Аллегро было поручено исследовать свитки с толкованиями на библейские тексты (которые представляли нечто роде «секретарских материалов» типа тех, которые изучал и Юзеф Милик) и солидный корпус так называемых «благодарственных гимнов» – гимнов, псалмов, молитв и славословий морально-этического и поэтического характера. Надо признать, что материалы, над которыми работал Аллегро, оказались более «взрывоопасными», чем у любого из его коллег, да и сам он в то время был инакомыслящим, человеком независимых взглядов. Можно не сомневаться, что он без колебаний нарушал пресловутый консенсус, который настойчиво стремился установить де Во, и поэтому, как мы узнаем, был изгнан из группы, уступив место Джону Страгнеллу, также работавшему в докторантуре в Оксфорде. Страгнелл стал учеником Фрэнка Кросса.
На основании каких же принципов происходило распределение материалов и их передача тем или иным сотрудникам? Как решался вопрос о том, кому и над чем работать? Профессор Кросс в телефонном разговоре, отвечая на этот вопрос, заметил, что подобные вещи решались «посредством дискуссии и консенсуса, а также с благословения де Во»:
«Некоторые аспекты были самоочевидны; те из нас, кто был загружен преподавательской работой, просто не имели времени заниматься неизученными и наиболее сложными проблемами. Поэтому мы отбирали библейский, наиболее простой для понимания материал с точки зрения его идентификации и распределяли по принципу „подходит – не подходит“. У нас были специалисты по арамейскому языку, например, Старки, и тексты на арамейском передавались им. Интересы некоторых ученых, перспективы исследований – словом, многое зависело от того, чем именно каждый из нас хотел заниматься. Подобные вопросы быстро согласовывались, и де Во давал свое благословение. Мы не просто сидели и голосовали: у нас реально не возникало конфликтов на этой почве. Наша группа действительно работала на основе консенсуса».

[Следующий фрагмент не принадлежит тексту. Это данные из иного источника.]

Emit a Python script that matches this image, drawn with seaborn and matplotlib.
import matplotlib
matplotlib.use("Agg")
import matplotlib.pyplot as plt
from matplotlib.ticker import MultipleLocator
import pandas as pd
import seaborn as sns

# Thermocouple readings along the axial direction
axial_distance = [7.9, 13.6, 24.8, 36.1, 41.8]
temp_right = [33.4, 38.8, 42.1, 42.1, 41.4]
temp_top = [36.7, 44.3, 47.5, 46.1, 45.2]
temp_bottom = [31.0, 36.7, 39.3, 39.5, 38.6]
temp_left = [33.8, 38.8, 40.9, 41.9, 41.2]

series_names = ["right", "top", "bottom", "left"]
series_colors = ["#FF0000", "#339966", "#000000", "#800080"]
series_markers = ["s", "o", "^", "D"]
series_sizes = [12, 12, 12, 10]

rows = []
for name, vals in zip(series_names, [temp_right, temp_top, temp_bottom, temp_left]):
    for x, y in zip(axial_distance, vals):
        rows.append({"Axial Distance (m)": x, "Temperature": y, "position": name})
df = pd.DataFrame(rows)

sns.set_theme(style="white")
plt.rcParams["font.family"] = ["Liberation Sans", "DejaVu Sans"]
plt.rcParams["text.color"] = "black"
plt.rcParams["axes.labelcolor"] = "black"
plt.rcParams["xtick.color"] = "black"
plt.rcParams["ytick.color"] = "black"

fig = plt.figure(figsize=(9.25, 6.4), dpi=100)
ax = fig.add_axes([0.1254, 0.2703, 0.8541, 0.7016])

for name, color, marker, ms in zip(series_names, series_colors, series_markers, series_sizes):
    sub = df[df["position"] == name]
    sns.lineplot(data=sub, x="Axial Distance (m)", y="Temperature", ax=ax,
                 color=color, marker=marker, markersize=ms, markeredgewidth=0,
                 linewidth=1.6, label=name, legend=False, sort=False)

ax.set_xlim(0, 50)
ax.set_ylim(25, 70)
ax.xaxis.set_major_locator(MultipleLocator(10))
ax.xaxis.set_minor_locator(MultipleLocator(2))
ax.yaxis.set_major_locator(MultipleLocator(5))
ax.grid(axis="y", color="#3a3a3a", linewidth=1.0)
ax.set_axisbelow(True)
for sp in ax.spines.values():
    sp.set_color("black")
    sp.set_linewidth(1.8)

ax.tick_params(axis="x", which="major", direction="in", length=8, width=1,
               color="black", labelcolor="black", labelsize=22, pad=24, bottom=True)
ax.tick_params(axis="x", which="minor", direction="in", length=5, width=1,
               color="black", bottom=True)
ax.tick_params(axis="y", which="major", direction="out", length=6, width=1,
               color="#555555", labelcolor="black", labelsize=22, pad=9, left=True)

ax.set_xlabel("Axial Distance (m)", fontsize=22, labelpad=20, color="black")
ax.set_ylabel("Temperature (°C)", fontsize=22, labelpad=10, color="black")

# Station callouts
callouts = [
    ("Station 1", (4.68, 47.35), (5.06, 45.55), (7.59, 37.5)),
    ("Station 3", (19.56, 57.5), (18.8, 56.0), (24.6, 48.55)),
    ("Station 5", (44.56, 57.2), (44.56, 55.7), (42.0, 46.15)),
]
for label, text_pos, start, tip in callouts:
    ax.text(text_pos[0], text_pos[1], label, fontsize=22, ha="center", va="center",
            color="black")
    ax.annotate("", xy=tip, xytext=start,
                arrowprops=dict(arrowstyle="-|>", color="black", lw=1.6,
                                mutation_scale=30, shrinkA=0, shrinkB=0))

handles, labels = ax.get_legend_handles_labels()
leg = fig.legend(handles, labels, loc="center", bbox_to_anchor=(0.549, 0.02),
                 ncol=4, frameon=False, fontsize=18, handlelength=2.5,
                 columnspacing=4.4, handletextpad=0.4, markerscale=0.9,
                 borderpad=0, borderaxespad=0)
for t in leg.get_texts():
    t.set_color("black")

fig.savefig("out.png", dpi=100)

Профессор Кросс подтверждает, что каждый из членов группы знал и понимал, чем конкретно занимаются его коллеги. Все материалы были разложены и хранились в общем помещении, так называемом Зале свитков, и каждый сотрудник имел право прогуляться по залу и посмотреть, над чем трудятся его коллеги.[22] Они, естественно, могли помогать друг другу в решении сложных проблем, требующих опыта и специальных знаний. Но это означало также, что, если один из членов группы работал с противоречивым или сенсационным материалом, это немедленно становилось известно всем остальным сотрудникам. Это дало основание Аллегро утверждать в конце жизни, что его коллеги скрывали наиболее сенсационные материалы или, по крайней мере, задерживали их публикацию. Другой независимо мыслящий ученый впоследствии признался, что в 1960-х гг. ему давали негласные распоряжения «медлить и не спешить», причем эта неспешность приобретала столь навязчивые черты, «что даже сумасшедший не выдержал бы и убежал подальше». Дело в том, что отец де Во хотел, насколько это возможно, избежать ситуаций, способных повергнуть в замешательство христианскую церковь и общественность. А некоторые из Кумранских рукописей вполне могли вызвать такую реакцию.